Physical characteristics
- Mouth: Tobol
- • coordinates: 54°17′54″N 63°58′45″E﻿ / ﻿54.2983°N 63.9792°E
- Length: 462 km (287 mi)
- Basin size: 58,900 km^{2} (22,700 sq mi)

Basin features
- Progression: Tobol→ Irtysh→ Ob→ Kara Sea

= Uy (Tobol) =

The Uy (Уй, Уй) is a river in Chelyabinsk Oblast in Russia with its upper reaches in Bashkortostan. It partially flows along the borders of Chelyabinsk and Kurgan Oblasts with Kazakhstan. The Uy is a left tributary of the Tobol. The length of the river is 462 km. The area of its basin is 34,400 km^{2}. It freezes up in November and stays icebound in April. The town of Troitsk and three reservoirs (the largest being Troitsk Reservoir) are situated on the Uy.

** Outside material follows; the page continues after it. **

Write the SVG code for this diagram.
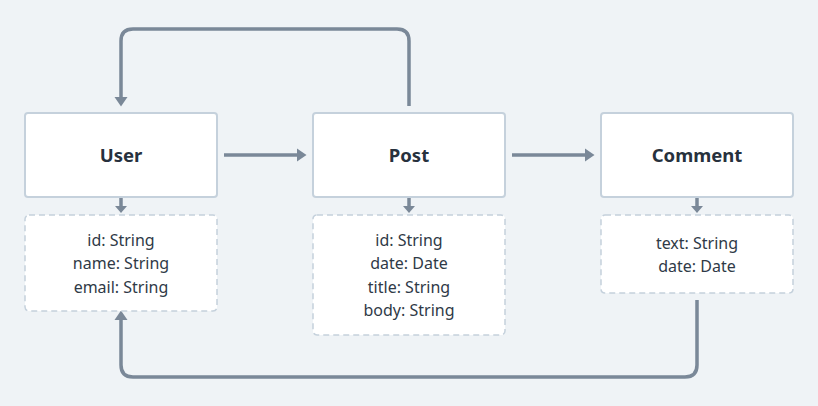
<svg xmlns="http://www.w3.org/2000/svg" width="818" height="406" viewBox="0 0 818 406">
<style>
.node{fill:#ffffff;stroke:#c5d1dc;stroke-width:2}
.attr{fill:#ffffff;stroke:#c5d1dc;stroke-width:1.5;stroke-dasharray:6 4}
.title{font-family:"Noto Sans","Liberation Sans",sans-serif;font-weight:bold;font-size:18.5px;fill:#27313d;text-anchor:middle}
.field{font-family:"Noto Sans","Liberation Sans",sans-serif;font-size:16px;fill:#2f3a47;text-anchor:middle}
.conn{fill:none;stroke:#7a8898;stroke-width:3.5}
</style>
<defs>
<marker id="ah" markerUnits="userSpaceOnUse" markerWidth="12" markerHeight="16" refX="0" refY="7" orient="auto" viewBox="0 0 12 14">
<path d="M0,0.5 L9.5,7 L0,13.5 Z" fill="#7a8898"/>
</marker>
<marker id="ahs" markerUnits="userSpaceOnUse" markerWidth="10" markerHeight="14" refX="0" refY="6" orient="auto" viewBox="0 0 10 12">
<path d="M0,0 L7,6 L0,12 Z" fill="#7a8898"/>
</marker>
</defs>
<rect width="818" height="406" fill="#eff3f6"/>
<g id="connectors">
<path class="conn" d="M224,155 H297" marker-end="url(#ah)"/>
<path class="conn" d="M512,155 H585" marker-end="url(#ah)"/>
<path class="conn" d="M409,106 V41 Q409,29 397,29 H133 Q121,29 121,41 V97" marker-end="url(#ah)"/>
<path class="conn" d="M697,300 V365 Q697,377 685,377 H133 Q121,377 121,365 V320" marker-end="url(#ah)"/>
<path class="conn" d="M121,198 V206" marker-end="url(#ahs)"/>
<path class="conn" d="M409,198 V206" marker-end="url(#ahs)"/>
<path class="conn" d="M697,198 V206" marker-end="url(#ahs)"/>
</g>
<g id="user">
<rect class="node" x="25" y="113" width="192" height="84" rx="3"/>
<text class="title" x="121" y="161.5">User</text>
</g>
<g id="user-fields">
<rect class="attr" x="25" y="215" width="192" height="96" rx="4"/>
<text class="field" x="121" y="245.5">id: String</text>
<text class="field" x="121" y="269">name: String</text>
<text class="field" x="121" y="292.5">email: String</text>
</g>
<g id="post">
<rect class="node" x="313" y="113" width="192" height="84" rx="3"/>
<text class="title" x="409" y="161.5">Post</text>
</g>
<g id="post-fields">
<rect class="attr" x="313" y="215" width="192" height="120" rx="4"/>
<text class="field" x="409" y="245.5">id: String</text>
<text class="field" x="409" y="269">date: Date</text>
<text class="field" x="409" y="292.5">title: String</text>
<text class="field" x="409" y="316">body: String</text>
</g>
<g id="comment">
<rect class="node" x="601" y="113" width="192" height="84" rx="3"/>
<text class="title" x="697" y="161.5">Comment</text>
</g>
<g id="comment-fields">
<rect class="attr" x="601" y="215" width="192" height="78" rx="4"/>
<text class="field" x="697" y="248.5">text: String</text>
<text class="field" x="697" y="272">date: Date</text>
</g>
</svg>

It rises in the southern Ural Mountains east of the headwaters of the Ural between Chelyabinsk and Magnitogorsk and flows east with many meanders past Troitsk to meet the Tobol near Zverinogolovskoye (formerly the fort of Ust-Uysk). The gold-mining town of Plast is on its headwaters. At the time of the Bashkir War of 1735-40 it was the eastern end of the Orenburg Line of forts and is now approximately part of the border between Russia and Kazakhstan. The Uy is the southernmost river on the east side of the Urals whose waters ultimately reach the Arctic Ocean. South of the Uy waters run to the river Ural which flows south into the Caspian Sea.

The name of the river comes from the Bashkir language, in which it means "valley, lowland".